Das Umgangsrecht mit einem Kind hängt von der Art der emotionalen und sozialen Bindung zwischen den Beteiligten ab. Unter Umständen kann daher auch eine Großtante ein Umgangsrecht haben, teilt die Arbeitsgemeinschaft Familienrecht des Deutschen Anwaltvereins (DAV) mit.
Dabei bezieht sich die Arbeitsgemeinschaft Familienrecht auf ein Urteil des Oberlandesgerichtes Celle vom 27. November 2015 (AZ: 10 WS 303/15). Den Richtern lag folgender Fall vor: Eine Großtante ist die einzige Bezugsperson eines Kinds aus dessen väterlicher Herkunftsfamilie.
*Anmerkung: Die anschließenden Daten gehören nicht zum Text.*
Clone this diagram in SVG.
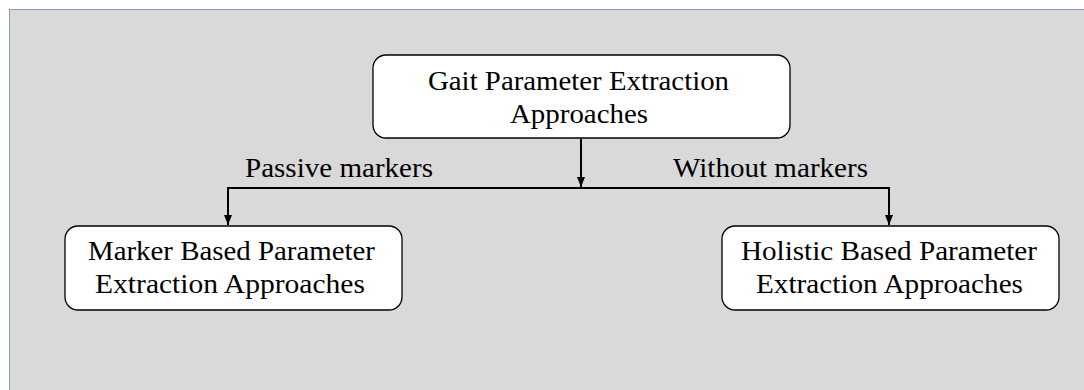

Der Vater sitzt eine mehrjährige Haftstrafe ab, nachdem er die Mutter des Jungen getötet hatte. Die Großeltern leben in der Türkei, andere umgangswillige Personen aus der väterlichen Familie gibt es nicht. Als das Kind ein bis zwei Jahre alt war, verbrachte die Großtante über einen Zeitraum von zehn Monaten hinweg an jedem dritten Wochenende ungefähr fünf Stunden im Haushalt der Familie des Kindes.
Gericht: Umgangsrecht entfernter Verwandter möglich
Dem Oberlandesgericht zu Folge kann ein Umgangsrecht mit einem Kind bestehen, wenn es eine sozial-familiäre Beziehung zwischen den Beteiligten gibt. Dies kann sich aus mehreren Aspekten ergeben:
- Übernahme der Verantwortung für das Kind in Vergangenheit oder Zukunft
- Zusammenleben über einen längeren Zeitraum in einem gemeinsamen Haushalt
- eine gewachsene soziale Familienbeziehung
- enge Bezugsperson des Kindes.
Das Gericht wollte nicht ausschließen, dass es aus der Vergangenheit eine enge Beziehung der Großtante zu dem Kind gibt. Auch wenn die beiden nie zusammengelebt hätten, sei im Einzelfall ein großzügiger Maßstab für das Umgangsrecht zwischen Großtante und Großneffen anzulegen. Aus entwicklungspsychologischer Sicht könne die Frau eine wichtige Rolle für die Identitätsfindung des Kindes spielen.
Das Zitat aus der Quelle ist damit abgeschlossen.